* [Provided entries]:
========================

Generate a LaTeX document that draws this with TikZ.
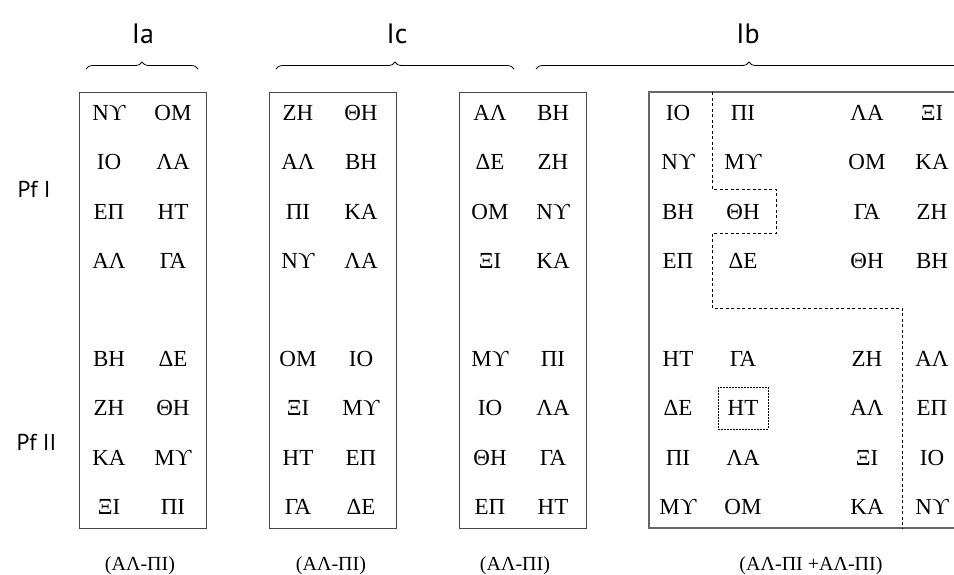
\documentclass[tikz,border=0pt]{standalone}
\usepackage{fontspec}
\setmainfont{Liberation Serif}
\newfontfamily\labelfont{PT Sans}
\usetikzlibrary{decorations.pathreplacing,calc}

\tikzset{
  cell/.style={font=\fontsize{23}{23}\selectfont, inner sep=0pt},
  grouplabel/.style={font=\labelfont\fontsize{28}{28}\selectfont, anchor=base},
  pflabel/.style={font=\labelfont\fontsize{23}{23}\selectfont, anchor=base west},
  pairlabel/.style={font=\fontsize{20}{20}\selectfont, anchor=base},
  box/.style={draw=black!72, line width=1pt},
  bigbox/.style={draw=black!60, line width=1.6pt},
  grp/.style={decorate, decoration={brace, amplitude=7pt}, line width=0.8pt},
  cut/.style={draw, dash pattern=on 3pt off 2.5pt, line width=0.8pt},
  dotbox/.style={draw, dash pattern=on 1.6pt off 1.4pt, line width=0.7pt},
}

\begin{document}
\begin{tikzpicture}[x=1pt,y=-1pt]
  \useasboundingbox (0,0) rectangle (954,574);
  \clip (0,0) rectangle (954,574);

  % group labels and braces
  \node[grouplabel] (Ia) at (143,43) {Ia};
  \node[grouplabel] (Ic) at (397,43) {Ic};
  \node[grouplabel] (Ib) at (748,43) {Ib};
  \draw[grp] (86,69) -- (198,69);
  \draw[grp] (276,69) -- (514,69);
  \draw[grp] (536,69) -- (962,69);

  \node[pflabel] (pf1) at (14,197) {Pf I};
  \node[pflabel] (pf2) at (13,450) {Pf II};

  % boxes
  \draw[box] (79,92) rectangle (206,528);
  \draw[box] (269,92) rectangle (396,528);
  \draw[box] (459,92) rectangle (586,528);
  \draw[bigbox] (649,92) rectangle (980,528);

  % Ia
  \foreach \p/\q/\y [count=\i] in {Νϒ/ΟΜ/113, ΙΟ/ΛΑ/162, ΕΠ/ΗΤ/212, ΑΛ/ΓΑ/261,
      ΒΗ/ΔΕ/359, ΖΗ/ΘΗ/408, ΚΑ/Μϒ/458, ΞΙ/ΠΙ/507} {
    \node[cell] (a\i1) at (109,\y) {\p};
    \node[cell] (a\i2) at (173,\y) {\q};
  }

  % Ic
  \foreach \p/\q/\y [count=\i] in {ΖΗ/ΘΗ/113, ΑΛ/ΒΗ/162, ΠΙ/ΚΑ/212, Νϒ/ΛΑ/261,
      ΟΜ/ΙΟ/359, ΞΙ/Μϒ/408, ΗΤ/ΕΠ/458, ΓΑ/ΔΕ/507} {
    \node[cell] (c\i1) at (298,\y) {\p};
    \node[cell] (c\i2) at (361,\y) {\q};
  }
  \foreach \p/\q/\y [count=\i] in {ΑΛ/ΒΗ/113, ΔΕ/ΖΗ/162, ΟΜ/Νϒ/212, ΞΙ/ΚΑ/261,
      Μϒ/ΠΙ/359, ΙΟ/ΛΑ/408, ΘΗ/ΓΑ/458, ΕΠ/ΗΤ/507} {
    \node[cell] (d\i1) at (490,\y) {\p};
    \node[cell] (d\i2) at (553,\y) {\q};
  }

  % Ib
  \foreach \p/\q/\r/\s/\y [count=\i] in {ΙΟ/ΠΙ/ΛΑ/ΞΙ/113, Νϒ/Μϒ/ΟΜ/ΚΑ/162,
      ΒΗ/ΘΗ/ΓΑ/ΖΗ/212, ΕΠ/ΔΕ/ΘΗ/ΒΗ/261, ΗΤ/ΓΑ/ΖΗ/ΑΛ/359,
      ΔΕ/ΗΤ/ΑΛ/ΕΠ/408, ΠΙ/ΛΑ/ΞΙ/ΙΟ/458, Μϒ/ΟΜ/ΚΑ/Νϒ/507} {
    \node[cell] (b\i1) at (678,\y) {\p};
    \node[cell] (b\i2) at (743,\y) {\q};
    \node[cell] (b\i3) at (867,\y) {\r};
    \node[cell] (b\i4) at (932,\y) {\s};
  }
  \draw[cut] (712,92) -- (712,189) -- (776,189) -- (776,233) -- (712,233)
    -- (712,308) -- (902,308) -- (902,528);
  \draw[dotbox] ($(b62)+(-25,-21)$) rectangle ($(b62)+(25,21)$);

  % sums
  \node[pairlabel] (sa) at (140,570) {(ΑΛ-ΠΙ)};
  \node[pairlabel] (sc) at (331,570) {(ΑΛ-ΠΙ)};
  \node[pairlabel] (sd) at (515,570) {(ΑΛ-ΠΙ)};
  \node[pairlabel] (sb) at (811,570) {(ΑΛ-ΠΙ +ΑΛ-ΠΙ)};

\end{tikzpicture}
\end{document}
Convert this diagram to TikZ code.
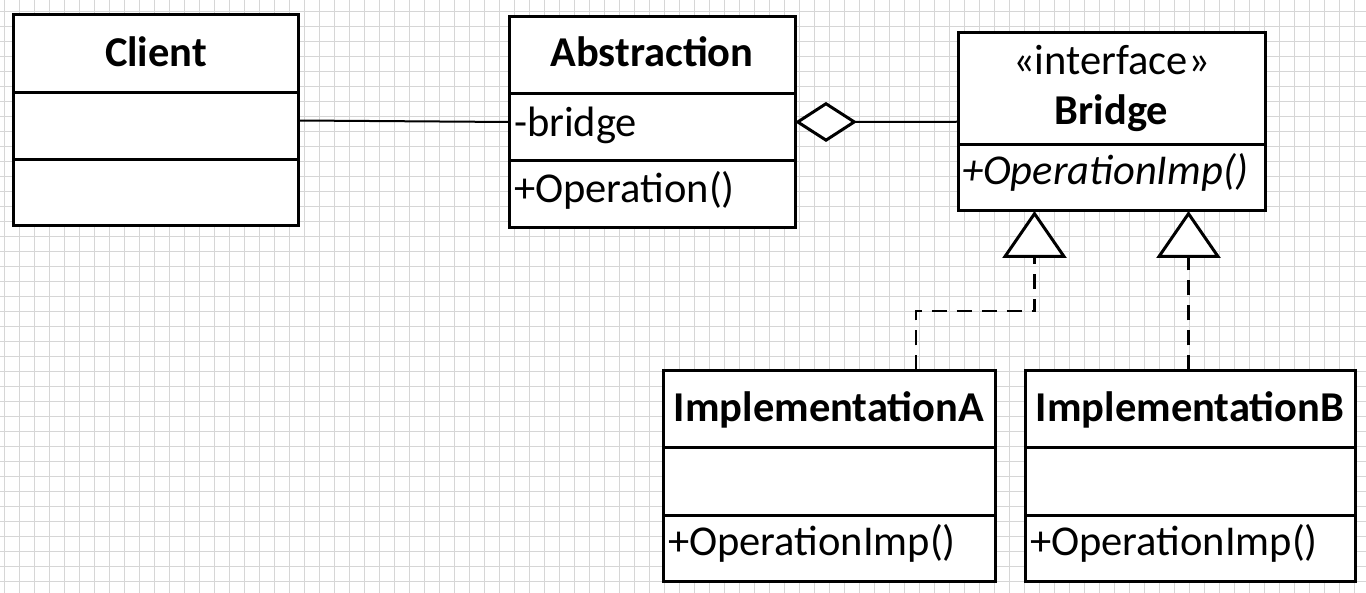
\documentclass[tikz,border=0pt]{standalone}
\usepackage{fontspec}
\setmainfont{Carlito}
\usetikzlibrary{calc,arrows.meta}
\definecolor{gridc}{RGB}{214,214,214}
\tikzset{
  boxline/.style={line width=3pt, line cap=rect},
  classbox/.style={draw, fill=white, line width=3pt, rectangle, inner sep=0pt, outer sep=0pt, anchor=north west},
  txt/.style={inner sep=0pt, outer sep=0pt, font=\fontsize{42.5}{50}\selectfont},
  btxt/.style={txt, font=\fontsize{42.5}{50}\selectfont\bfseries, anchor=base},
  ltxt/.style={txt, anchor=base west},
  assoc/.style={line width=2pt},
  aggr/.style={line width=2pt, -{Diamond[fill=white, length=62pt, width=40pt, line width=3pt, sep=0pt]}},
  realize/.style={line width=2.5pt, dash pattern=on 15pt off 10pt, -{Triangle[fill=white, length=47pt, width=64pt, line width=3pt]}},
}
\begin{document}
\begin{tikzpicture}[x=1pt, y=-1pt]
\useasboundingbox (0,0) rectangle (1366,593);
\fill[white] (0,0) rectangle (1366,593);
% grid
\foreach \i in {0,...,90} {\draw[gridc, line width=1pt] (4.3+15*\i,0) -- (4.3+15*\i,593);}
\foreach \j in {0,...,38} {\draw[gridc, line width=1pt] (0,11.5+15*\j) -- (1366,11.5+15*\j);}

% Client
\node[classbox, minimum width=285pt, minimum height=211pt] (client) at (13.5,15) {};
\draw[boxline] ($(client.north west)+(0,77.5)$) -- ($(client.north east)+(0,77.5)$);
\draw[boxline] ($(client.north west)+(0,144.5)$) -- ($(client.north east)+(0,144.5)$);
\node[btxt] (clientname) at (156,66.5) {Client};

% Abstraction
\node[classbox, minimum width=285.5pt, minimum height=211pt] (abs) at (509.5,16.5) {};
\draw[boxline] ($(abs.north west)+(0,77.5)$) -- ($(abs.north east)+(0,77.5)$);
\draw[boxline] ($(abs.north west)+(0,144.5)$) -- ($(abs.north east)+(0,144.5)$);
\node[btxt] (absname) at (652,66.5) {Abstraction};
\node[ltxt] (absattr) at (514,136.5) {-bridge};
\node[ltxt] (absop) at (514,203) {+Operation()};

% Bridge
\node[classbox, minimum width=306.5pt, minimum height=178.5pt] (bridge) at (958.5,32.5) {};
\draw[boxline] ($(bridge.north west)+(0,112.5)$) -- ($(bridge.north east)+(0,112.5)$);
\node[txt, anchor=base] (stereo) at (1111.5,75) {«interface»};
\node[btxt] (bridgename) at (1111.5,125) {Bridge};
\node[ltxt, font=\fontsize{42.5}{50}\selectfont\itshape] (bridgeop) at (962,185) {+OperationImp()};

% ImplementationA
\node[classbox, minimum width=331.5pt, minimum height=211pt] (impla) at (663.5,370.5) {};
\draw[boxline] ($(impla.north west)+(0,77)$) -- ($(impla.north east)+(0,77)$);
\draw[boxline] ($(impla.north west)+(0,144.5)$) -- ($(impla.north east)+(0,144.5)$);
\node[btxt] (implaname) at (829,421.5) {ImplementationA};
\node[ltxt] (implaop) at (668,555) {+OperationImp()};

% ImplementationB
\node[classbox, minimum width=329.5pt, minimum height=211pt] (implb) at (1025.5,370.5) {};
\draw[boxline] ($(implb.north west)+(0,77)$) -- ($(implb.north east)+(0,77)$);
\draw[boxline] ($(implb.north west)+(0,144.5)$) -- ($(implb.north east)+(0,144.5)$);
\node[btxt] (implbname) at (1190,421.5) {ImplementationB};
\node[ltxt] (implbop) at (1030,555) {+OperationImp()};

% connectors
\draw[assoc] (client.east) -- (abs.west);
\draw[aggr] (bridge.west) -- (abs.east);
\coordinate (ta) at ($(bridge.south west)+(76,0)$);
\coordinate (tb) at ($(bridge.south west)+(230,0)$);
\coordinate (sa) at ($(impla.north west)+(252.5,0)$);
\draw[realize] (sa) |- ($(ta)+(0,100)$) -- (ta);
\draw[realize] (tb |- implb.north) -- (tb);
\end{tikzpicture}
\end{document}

========================

* [Stated goal]: Find how many lines in the listing hold "this", and reply with that number only.

* [Expected answer]: 2